Её ладонь была удивительно мягкой. От не спадавшего жара кожа будто хранила в себе огонь. Даже лёгкое прикосновение к его волосам обжигало, как и она сама: тёплая до боли, до трепета.
Вэй Юнь молча смотрел на Чу Юй, чувствуя исходящее от неё тепло и ту искренность, что звучала в каждом слове. Что‑то дрогнуло в груди, и прежде чем он успел осознать, губы сами сложились в обещание:
— Невестка, не тревожься. Куда бы ты ни ушли, даже если однажды выйдешь замуж за другого, маленький седьмой Вэй всё равно останется твоим младшим братом. Я буду защищать тебя, как защищал бы старший брат. Сегодня ты — малая госпожа Вэй, а потом станешь старшей госпожой дома Вэй. Даже если покинешь нас, в этом доме всегда будет место для тебя.
Чу Юй не удержалась от улыбки. Слова Вэй Юня показались ей трогательно детскими.
— Если я стану старшей госпожой, — мягко спросила она, — то что же будет с твоей женой?
Теперь, когда в доме Вэй остался лишь он один, после похорон Вэй Чжуна ему предстояло унаследовать титул Чжэньго-хоу, а значит, его супруга и станет старшей госпожой.
Вэй Юнь замер, словно впервые задумался об этом. Увидев его растерянность, Чу Юй рассмеялась. Наконец‑то на его лице проступило что‑то живое, почти мальчишеское.
Она тихо кашлянула и сказала:
— Подумай об этом как следует, ладно?
— Да, — серьёзно кивнул он. — Я подумаю.
От этого ответа Чу Юй рассмеялась ещё звонче. Вэй Юнь смотрел на неё в недоумении, не понимая, что вызвало её веселье. Когда смех стих, она взглянула на него с лёгкой усталой нежностью:
— Ах ты… глупый ребёнок.
Он так и не понял, что она имела в виду, а она не стала объяснять. За окном уже светало. Приняв из рук Чан Юэ чашу с лекарством, Чу Юй сказала:
— Иди спать. Ночь прошла, нельзя так изматывать себя.
Вэй Юнь сжал губы, будто колебался.
— Что ещё? — спросила она, приподняв бровь.

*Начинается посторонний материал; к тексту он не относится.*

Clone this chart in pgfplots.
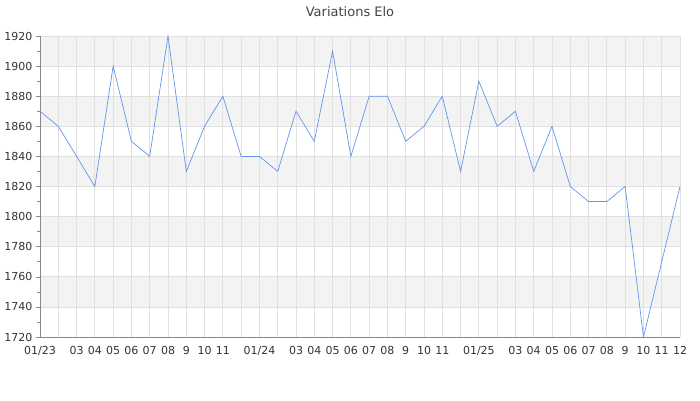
\documentclass[border=0pt]{standalone}
\usepackage{pgfplots}
\pgfplotsset{compat=1.18}
\usepackage{fontspec}
\setmainfont{DejaVu Sans}
\definecolor{linec}{RGB}{100,149,237}
\definecolor{bandc}{RGB}{243,243,243}
\definecolor{gridc}{RGB}{224,224,224}
\definecolor{axc}{RGB}{136,136,136}
\definecolor{txt}{RGB}{51,51,51}
\definecolor{ttl}{RGB}{68,68,68}
\begin{document}
\begin{tikzpicture}
\begin{axis}[
  set layers,
  at={(40pt,63pt)}, anchor=south west,
  width=640pt, height=301pt, scale only axis,
  xmin=0, xmax=35, ymin=1720, ymax=1920,
  clip=false,
  axis lines*=left,
  axis line style={axc},
  x axis line style={-},
  y axis line style={-},
  xtick={0,...,35},
  xticklabels={01/23,,03,04,05,06,07,08,9,10,11,,01/24,,03,04,05,06,07,08,9,10,11,,01/25,,03,04,05,06,07,08,9,10,11,12},
  ytick={1720,1740,...,1920},
  minor y tick num=1,
  xmajorgrids, ymajorgrids,
  grid style={gridc, line width=0.8pt},
  major x tick style={draw=none},
  major y tick style={axc, line width=0.6pt},
  minor y tick style={axc, line width=0.6pt},
  tick align=outside,
  major tick length=4pt, minor tick length=3pt,
  ticklabel style={txt, font=\fontsize{11}{13}\selectfont},
  /pgf/number format/assume math mode=true,
  /pgf/number format/1000 sep={},
  xticklabel style={yshift=-2pt},
]
\begin{pgfonlayer}{axis background}
\fill[bandc] (axis cs:0,1900) rectangle (axis cs:35,1920);
\fill[bandc] (axis cs:0,1860) rectangle (axis cs:35,1880);
\fill[bandc] (axis cs:0,1820) rectangle (axis cs:35,1840);
\fill[bandc] (axis cs:0,1780) rectangle (axis cs:35,1800);
\fill[bandc] (axis cs:0,1740) rectangle (axis cs:35,1760);
\end{pgfonlayer}
\addplot[linec, line width=0.7pt, mark=none] coordinates {
(0,1870) (1,1860) (2,1840) (3,1820) (4,1900) (5,1850) (6,1840) (7,1920)
(8,1830) (9,1860) (10,1880) (11,1840) (12,1840) (13,1830) (14,1870) (15,1850)
(16,1910) (17,1840) (18,1880) (19,1880) (20,1850) (21,1860) (22,1880) (23,1830)
(24,1890) (25,1860) (26,1870) (27,1830) (28,1860) (29,1820) (30,1810) (31,1810)
(32,1820) (33,1720) (34,1770) (35,1820)
};
\end{axis}
\node[ttl, font=\fontsize{13}{15}\selectfont] at (350pt,388pt) {Variations Elo};
\path (0,0) rectangle (700pt,400pt);
\end{tikzpicture}
\end{document}
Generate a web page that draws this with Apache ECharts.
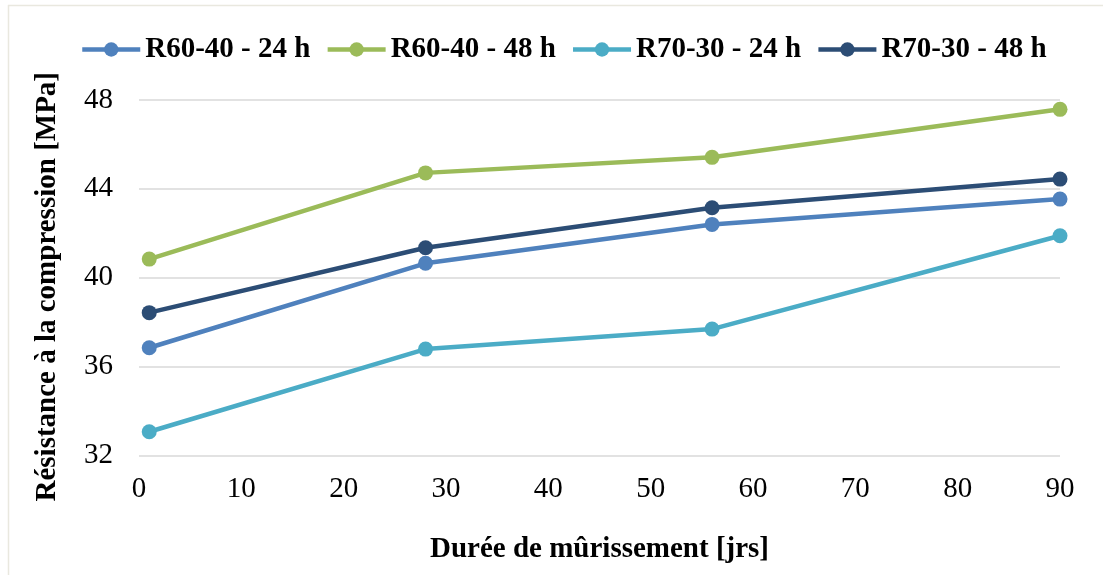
<!DOCTYPE html>
<html>
<head>
<meta charset="utf-8">
<script src="https://cdn.jsdelivr.net/npm/echarts@6/dist/echarts.min.js"></script>
<style>
  html, body { margin: 0; padding: 0; background: #ffffff; }
  #chart { width: 1103px; height: 575px; }
</style>
</head>
<body>
<div id="chart"></div>
<script>
// Curing time (days) and compressive strength (MPa) per mix / steam duration
const days = [1, 28, 56, 90];
const seriesNames = ['R60-40 - 24 h', 'R60-40 - 48 h', 'R70-30 - 24 h', 'R70-30 - 48 h'];
const r6040_24h = [36.85, 40.65, 42.4, 43.54];
const r6040_48h = [40.84, 44.72, 45.42, 47.58];
const r7030_24h = [33.07, 36.79, 37.69, 41.89];
const r7030_48h = [38.43, 41.35, 43.15, 44.44];
const colors = ['#4f81bd', '#9bbb59', '#4bacc6', '#2c4d75'];

const values = [r6040_24h, r6040_48h, r7030_24h, r7030_48h];
const serif = '"Liberation Serif", "Times New Roman", serif';

const chart = echarts.init(document.getElementById('chart'), null, { renderer: 'canvas' });

chart.setOption({
  animation: false,
  backgroundColor: '#ffffff',
  color: colors,
  graphic: [
    { type: 'line', shape: { x1: 8, y1: 5.5, x2: 1103, y2: 5.5 }, style: { stroke: '#e9e8df', lineWidth: 1.5 } },
    { type: 'line', shape: { x1: 8.5, y1: 5, x2: 8.5, y2: 575 }, style: { stroke: '#e9e8df', lineWidth: 1.5 } }
  ],
  legend: {
    top: 30,
    left: 75,
    itemWidth: 58,
    itemHeight: 18,
    itemGap: 15,
    lineStyle: { width: 4.5 },
    textStyle: { fontFamily: serif, fontWeight: 'bold', fontSize: 29, color: '#000000' },
    data: seriesNames
  },
  grid: { left: 139, right: 43, top: 100, bottom: 119.5 },
  xAxis: {
    type: 'value',
    min: 0,
    max: 90,
    interval: 10,
    name: 'Durée de mûrissement [jrs]',
    nameLocation: 'middle',
    nameGap: 80,
    nameTextStyle: { fontFamily: serif, fontWeight: 'bold', fontSize: 29, color: '#000000' },
    axisLine: { show: false },
    axisTick: { show: false },
    splitLine: { show: false },
    axisLabel: { margin: 19, fontFamily: serif, fontSize: 29, color: '#000000' }
  },
  yAxis: {
    type: 'value',
    min: 32,
    max: 48,
    interval: 4,
    name: 'Résistance à la compression [MPa]',
    nameLocation: 'middle',
    nameGap: 77,
    nameTextStyle: { fontFamily: serif, fontWeight: 'bold', fontSize: 29, color: '#000000', padding: [0, 18, 0, 0] },
    axisLine: { show: false },
    axisTick: { show: false },
    splitLine: { show: true, lineStyle: { color: '#d9d9d9', width: 1.5 } },
    axisLabel: { margin: 26, fontFamily: serif, fontSize: 29, color: '#000000' }
  },
  series: seriesNames.map((name, i) => ({
    name: name,
    type: 'line',
    data: days.map((d, j) => [d, values[i][j]]),
    symbol: 'circle',
    symbolSize: 15,
    lineStyle: { width: 4.5, color: colors[i] },
    itemStyle: { color: colors[i] },
    z: 2 + i
  }))
});
</script>
</body>
</html>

— Я… невестка… — он говорил почти шёпотом. — Можно я останусь спать во внешней комнате?
— Хм?
Чу Юй удивлённо посмотрела на него, и тогда он, едва слышно, добавил:
— Здесь… мне спокойно.
Он не стал объяснять, но Чу Юй всё поняла. Сейчас она для него — тихая гавань, где можно не прятать ни боль, ни страх. Она видела его в самые беззащитные минуты, и потому рядом с ней он мог позволить себе быть просто мальчиком.
Потерять брата и отца, попасть в тюрьму, остаться одному во главе великого рода… для четырнадцатилетнего юноши это непосильное испытание. Любой другой давно бы сломался, но Вэй Юнь сумел сохранить достоинство и хладнокровие, даже перед лицом императора, изображая верность, когда внутри всё рушилось.
Он жил в постоянном напряжении, и лишь рядом с Чу Юй сердце его находило покой. Она понимала, что это рана, что не заживает, поэтому только кивнула:
— Спи во внешней комнате.
В его глазах мелькнула радость, но он поспешил спрятать её, сохранив привычную сдержанность. Чу Юй сделала вид, что не заметила, махнула рукой, велела проводить его и, укрывшись одеялом, снова заснула.
Перед тем как провалиться в дрему, она услышала из‑за перегородки тихий голос:
— Невестка?
Она откликнулась носовым звуком.
— Невестка, ты… видишь кошмары?
— Бывает.
— Тогда не бойся, — сказал он, не смыкая глаз. — Я здесь. Говорят, у генералов сильная кровная энергия, и ни один демон не осмелится приблизиться. Что бы ни приснилось, я защищу тебя.
Слова его звучали странно, но Чу Юй поняла, что говорил он не ей, а себе. Боится не она; боится он.
Сердце её болезненно сжалось. Если бы Вэй Юнь мог просто расплакаться, ей, пожалуй, было бы легче. Но он говорил это спокойно, почти ровно, и от этой сдержанности становилось ещё больнее.
Она долго молчала, потом тихо ответила:
— Не бойся. Я рядом.
Эти простые и тёплые слова будто сняли с него тяжесть. Он словно ждал их долго. Очень долго.